Being creative is not so much the desire to do something as the listening to that which wants to be done
– Anni Albers
Between your ears and my memory
Inspiration leads to conversation, sparking action, movement, a plan, and then the work takes form. The art we make grows from the interactions of two people in collaboration, a process that requires openness, trust, consensus and belief that the direction chosen will lead to our collective goals.
The results range from object based artworks, performative events and videos, to public art festivals. The process is not so much about producing an object as it is conceptual, about expanding on ideas, building relationships and engagement.
We’re driven to make art that focuses on the present, using technologies of our time, to question how social and political systems relate, build, interact, or harm society. We are concerned with the politics of living in a world of mass surveillance, with maintaining and strengthening the power of our collective voice through art. To communicate, to provoke conversation, to engage, this is the framework for our artistic practice.
Collaborations in art
2010-2024
Our materials are varied – paper, ice, glass, the reflection and refraction of light, generative processes of transformation, disappearance and reappearance
Recent Works and Editions
Our art practice is materials-based, intersecting conceptual art and contemporary fabrication at the crossroads of tradition and craft. Making use of mechanical and digital production processes allows for iteration. Some of these works are limited editions.
The fiber optic data tapestries started out as a dream. Soon we realized they connected weaving and textiles with information science, computing and coding, revealing the continuous flow of data around us with the brilliance and iridescence of silk. Information sheathes us like an invisible second skin.
Public space is a resource and site for free expression. Our public artworks are temporary monuments critical to democracy, freedom of speech, access to information and the environment. We’ve shown these works in libraries, city and state parks around the country.

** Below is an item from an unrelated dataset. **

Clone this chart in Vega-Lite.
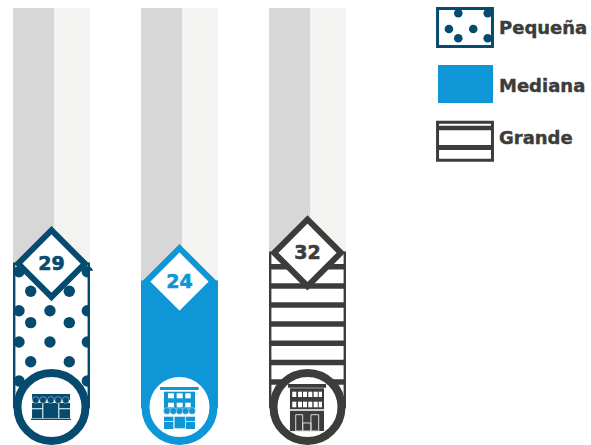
{
"$schema":"https://vega.github.io/schema/vega-lite/v6.json",
"width":591,"height":445,"padding":0,"autosize":{"type":"none"},
"background":"white",
"config":{"view":{"stroke":null},"axis":{"disable":true},"legend":{"disable":true}},
"datasets":{
"tamanos":[{"tamano":"Pequeña","col":1,"valor":29},{"tamano":"Mediana","col":2,"valor":24},{"tamano":"Grande","col":3,"valor":32}],
"leyenda":[
{"tamano":"Pequeña","x":4.016,"x2":4.445,"y":99.86,"y2":89.3,"ty":94.3},
{"tamano":"Mediana","x":4.031,"x2":4.4375,"y":83.75,"y2":74.03,"ty":78.06},
{"tamano":"Grande","x":4.016,"x2":4.445,"y":68.28,"y2":57.72,"ty":63.5}],
"puntos":[
{"x":0.746,"y":26.75},{"x":0.746,"y":15.9},{"x":0.746,"y":7.2},{"x":0.746,"y":-3.6},
{"x":1.28,"y":26.75},{"x":1.28,"y":15.9},{"x":1.28,"y":7.2},{"x":1.28,"y":-3.6},
{"x":0.8375,"y":21.3},{"x":0.8375,"y":12.6},{"x":0.8375,"y":1.75},
{"x":1.139,"y":21.3},{"x":1.139,"y":12.6},{"x":1.139,"y":1.75},
{"x":0.988,"y":15.9},{"x":0.988,"y":7.2}],
"puntosLeyenda":[
{"x":4.178,"y":98.53},{"x":4.408,"y":98.53},{"x":4.105,"y":94.17},{"x":4.295,"y":94.17},{"x":4.178,"y":91.58},{"x":4.408,"y":91.58}],
"franjas":[
{"x":2.699,"x2":3.301,"y":28.1,"g":5.5},{"x":2.699,"x2":3.301,"y":22.8,"g":5.5},{"x":2.699,"x2":3.301,"y":17.5,"g":5.5},{"x":2.699,"x2":3.301,"y":12.2,"g":5.5},{"x":2.699,"x2":3.301,"y":6.9,"g":5.5},{"x":2.699,"x2":3.301,"y":1.5,"g":5.5},{"x":2.699,"x2":3.301,"y":-3.9,"g":5.5},
{"x":4.016,"x2":4.445,"y":66.67,"g":4.5},{"x":4.016,"x2":4.445,"y":61.25,"g":5}],
"icono":[
{"c":"Pequeña","x":0.848,"x2":1.145,"y":-7.22,"y2":-8.89},
{"c":"Pequeña","x":0.848,"x2":0.928,"y":-9.72,"y2":-11.19},
{"c":"Pequeña","x":0.848,"x2":0.928,"y":-11.47,"y2":-13.97},
{"c":"Pequeña","x":0.936,"x2":1.053,"y":-9.72,"y2":-13.97},
{"c":"Pequeña","x":1.061,"x2":1.145,"y":-9.72,"y2":-11.19},
{"c":"Pequeña","x":1.061,"x2":1.145,"y":-11.47,"y2":-13.97},
{"c":"Pequeña","x":0.84,"x2":1.152,"y":-14.08,"y2":-14.44},
{"c":"Mediana","x":1.848,"x2":2.15,"y":-5.28,"y2":-6.11},
{"c":"Mediana","x":1.879,"x2":2.121,"y":-6.58,"y2":-11.94},
{"c":"Blanco","x":1.91,"x2":1.957,"y":-7.03,"y2":-8.42},
{"c":"Blanco","x":1.978,"x2":2.025,"y":-7.03,"y2":-8.42},
{"c":"Blanco","x":2.045,"x2":2.0875,"y":-7.03,"y2":-8.42},
{"c":"Blanco","x":1.91,"x2":1.957,"y":-9.64,"y2":-10.92},
{"c":"Blanco","x":1.978,"x2":2.025,"y":-9.64,"y2":-10.92},
{"c":"Blanco","x":2.045,"x2":2.0875,"y":-9.64,"y2":-10.92},
{"c":"Mediana","x":1.879,"x2":1.952,"y":-13.53,"y2":-14.72},
{"c":"Mediana","x":1.879,"x2":1.952,"y":-14.92,"y2":-16.94},
{"c":"Mediana","x":1.961,"x2":2.045,"y":-13.53,"y2":-16.75},
{"c":"Mediana","x":2.051,"x2":2.121,"y":-13.53,"y2":-14.72},
{"c":"Mediana","x":2.051,"x2":2.121,"y":-14.92,"y2":-16.94},
{"c":"Grande","x":2.848,"x2":3.145,"y":-4.44,"y2":-5.47},
{"c":"Grande","x":2.863,"x2":3.129,"y":-5.64,"y2":-11.47},
{"c":"Grande","x":2.863,"x2":3.129,"y":-11.86,"y2":-17.5},
{"c":"Blanco","x":2.881,"x2":2.9125,"y":-6.58,"y2":-8.06},
{"c":"Blanco","x":2.926,"x2":2.957,"y":-6.58,"y2":-8.06},
{"c":"Blanco","x":2.965,"x2":2.996,"y":-6.58,"y2":-8.06},
{"c":"Blanco","x":3.006,"x2":3.0375,"y":-6.58,"y2":-8.06},
{"c":"Blanco","x":3.048,"x2":3.08,"y":-6.58,"y2":-8.06},
{"c":"Blanco","x":3.0875,"x2":3.113,"y":-6.58,"y2":-8.06},
{"c":"Blanco","x":2.881,"x2":2.9125,"y":-9.36,"y2":-10.92},
{"c":"Blanco","x":2.926,"x2":2.957,"y":-9.36,"y2":-10.92},
{"c":"Blanco","x":2.965,"x2":2.996,"y":-9.36,"y2":-10.92},
{"c":"Blanco","x":3.006,"x2":3.0375,"y":-9.36,"y2":-10.92},
{"c":"Blanco","x":3.048,"x2":3.08,"y":-9.36,"y2":-10.92},
{"c":"Blanco","x":3.0875,"x2":3.113,"y":-9.36,"y2":-10.92}],
"festones":[
{"c":"Pequeña","x":0.877,"y":-8.89},{"c":"Pequeña","x":0.934,"y":-8.89},{"c":"Pequeña","x":0.994,"y":-8.89},{"c":"Pequeña","x":1.052,"y":-8.89},{"c":"Pequeña","x":1.111,"y":-8.89},
{"c":"Mediana","x":1.902,"y":-11.94},{"c":"Mediana","x":1.952,"y":-11.94},{"c":"Mediana","x":2,"y":-11.94},{"c":"Mediana","x":2.048,"y":-11.94},{"c":"Mediana","x":2.098,"y":-11.94}],
"puertas":[
{"x":2.908,"x2":2.9625,"y":-12.97,"y2":-17.5},
{"x":3.027,"x2":3.0875,"y":-12.97,"y2":-17.5},
{"x":2.9625,"x2":3.027,"y":-15.28,"y2":-17.5}]
},
"layer":[
{"data":{"name":"tamanos"},"mark":{"type":"bar","orient":"vertical","size":41,"xOffset":-18,"color":"#d7d7d7"},
 "encoding":{"x":{"field":"col","type":"quantitative","scale":{"domain":[0.5977,5.2148],"nice":false,"zero":false,"padding":0}},
 "y":{"field":"valor","type":"quantitative","scale":{"domain":[-21.39,102.22],"nice":false,"zero":false}},"y2":{"datum":100}}},
{"data":{"name":"tamanos"},"mark":{"type":"bar","orient":"vertical","size":36,"xOffset":20.5,"color":"#f3f3f2"},
 "encoding":{"x":{"field":"col","type":"quantitative"},"y":{"field":"valor","type":"quantitative"},"y2":{"datum":100}}},
{"data":{"name":"tamanos"},"mark":{"type":"bar","orient":"vertical","size":74.6,"strokeWidth":2.4},
 "encoding":{"x":{"field":"col","type":"quantitative"},"y":{"field":"valor","type":"quantitative"},"y2":{"datum":-10.83},
 "fill":{"condition":{"test":"datum.tamano==='Mediana'","value":"#0f96d6"},"value":"white"},
 "stroke":{"field":"tamano","type":"nominal","scale":{"domain":["Pequeña","Mediana","Grande","Blanco"],"range":["#054b70","#0f96d6","#3c3c3b","#ffffff"]}}}},
{"data":{"name":"leyenda"},"mark":{"type":"rect","strokeWidth":3},
 "encoding":{"x":{"field":"x","type":"quantitative"},"x2":{"field":"x2"},"y":{"field":"y","type":"quantitative"},"y2":{"field":"y2"},
 "fill":{"condition":{"test":"datum.tamano==='Mediana'","value":"#0f96d6"},"value":"white"},
 "stroke":{"field":"tamano","type":"nominal"}}},
{"data":{"name":"puntos"},"mark":{"type":"point","filled":true,"opacity":1,"size":130,"color":"#054b70"},
 "encoding":{"x":{"field":"x","type":"quantitative"},"y":{"field":"y","type":"quantitative"}}},
{"data":{"name":"puntosLeyenda"},"mark":{"type":"point","filled":true,"opacity":1,"size":74,"color":"#054b70"},
 "encoding":{"x":{"field":"x","type":"quantitative"},"y":{"field":"y","type":"quantitative"}}},
{"data":{"values":[{"x":1.3008,"x2":1.345,"y":27,"y2":-8}]},"mark":{"type":"rect","color":"white"},
 "encoding":{"x":{"field":"x","type":"quantitative"},"x2":{"field":"x2"},"y":{"field":"y","type":"quantitative"},"y2":{"field":"y2"}}},
{"data":{"name":"franjas"},"mark":{"type":"rule","color":"#3c3c3b"},
 "encoding":{"x":{"field":"x","type":"quantitative"},"x2":{"field":"x2"},"y":{"field":"y","type":"quantitative"},"strokeWidth":{"field":"g","type":"quantitative","scale":null}}},
{"data":{"name":"tamanos"},"mark":{"type":"point","shape":"circle","filled":true,"fill":"white","opacity":1,"fillOpacity":1,"size":4624,"strokeWidth":8},
 "encoding":{"x":{"field":"col","type":"quantitative"},"y":{"datum":-10.83},"stroke":{"field":"tamano","type":"nominal"}}},
{"data":{"name":"icono"},"mark":{"type":"rect"},
 "encoding":{"x":{"field":"x","type":"quantitative"},"x2":{"field":"x2"},"y":{"field":"y","type":"quantitative"},"y2":{"field":"y2"},"fill":{"field":"c","type":"nominal","scale":{"domain":["Pequeña","Mediana","Grande","Blanco"],"range":["#054b70","#0f96d6","#3c3c3b","#ffffff"]}}}},
{"data":{"name":"festones"},"mark":{"type":"point","shape":"circle","filled":true,"opacity":1,"size":46,"stroke":"white","strokeWidth":0.4},
 "encoding":{"x":{"field":"x","type":"quantitative"},"y":{"field":"y","type":"quantitative"},"fill":{"field":"c","type":"nominal"}}},
{"data":{"name":"puertas"},"mark":{"type":"rect","fillOpacity":0,"stroke":"#d8d8d8","strokeWidth":1},
 "encoding":{"x":{"field":"x","type":"quantitative"},"x2":{"field":"x2"},"y":{"field":"y","type":"quantitative"},"y2":{"field":"y2"}}},
{"data":{"name":"tamanos"},"mark":{"type":"point","shape":"diamond","filled":true,"fill":"white","opacity":1,"fillOpacity":1,"size":4450,"strokeWidth":6,"strokeJoin":"miter"},
 "encoding":{"x":{"field":"col","type":"quantitative"},"y":{"field":"valor","type":"quantitative"},"stroke":{"field":"tamano","type":"nominal"}}},
{"data":{"name":"tamanos"},"mark":{"type":"text","font":"DejaVu Sans","fontWeight":"bold","fontSize":19,"align":"center","baseline":"middle","strokeWidth":0.6},
 "encoding":{"x":{"field":"col","type":"quantitative"},"y":{"field":"valor","type":"quantitative"},"text":{"field":"valor","type":"quantitative"},
 "color":{"field":"tamano","type":"nominal","scale":{"domain":["Pequeña","Mediana","Grande","Blanco"],"range":["#054b70","#0f96d6","#3c3c3b","#ffffff"]}},
 "stroke":{"field":"tamano","type":"nominal"}}},
{"data":{"name":"leyenda"},"mark":{"type":"text","font":"DejaVu Sans","fontWeight":"bold","fontSize":18,"align":"left","baseline":"middle","color":"#3c3c3b","stroke":"#3c3c3b","strokeWidth":0.4},
 "encoding":{"x":{"datum":4.496,"type":"quantitative"},"y":{"field":"ty","type":"quantitative"},"text":{"field":"tamano","type":"nominal"}}}
]
}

Our installations set objects from earlier traditions and eras on a collision course with contemporary culture and media. Video screens bisect Bibles, medieval codex books and clocks. Hollywood war films invisible to the naked eye dance like angels on the head of a pin. Closed-circuit cameras record and transmit the sketching of plein-aire artists on easels over the internet juxtaposing the intersection between real-time and virtual worlds in the Crater Drawing Contests
For the past 10 years live video streaming and single channel time lapse videos have been central elements in our work. We started making videos in Barcelona with Talk Attacks in 1983. In the 1990’s, it became sculptural, embedding video into the faces of clocks, in the pages of books and newspapers, and in installations.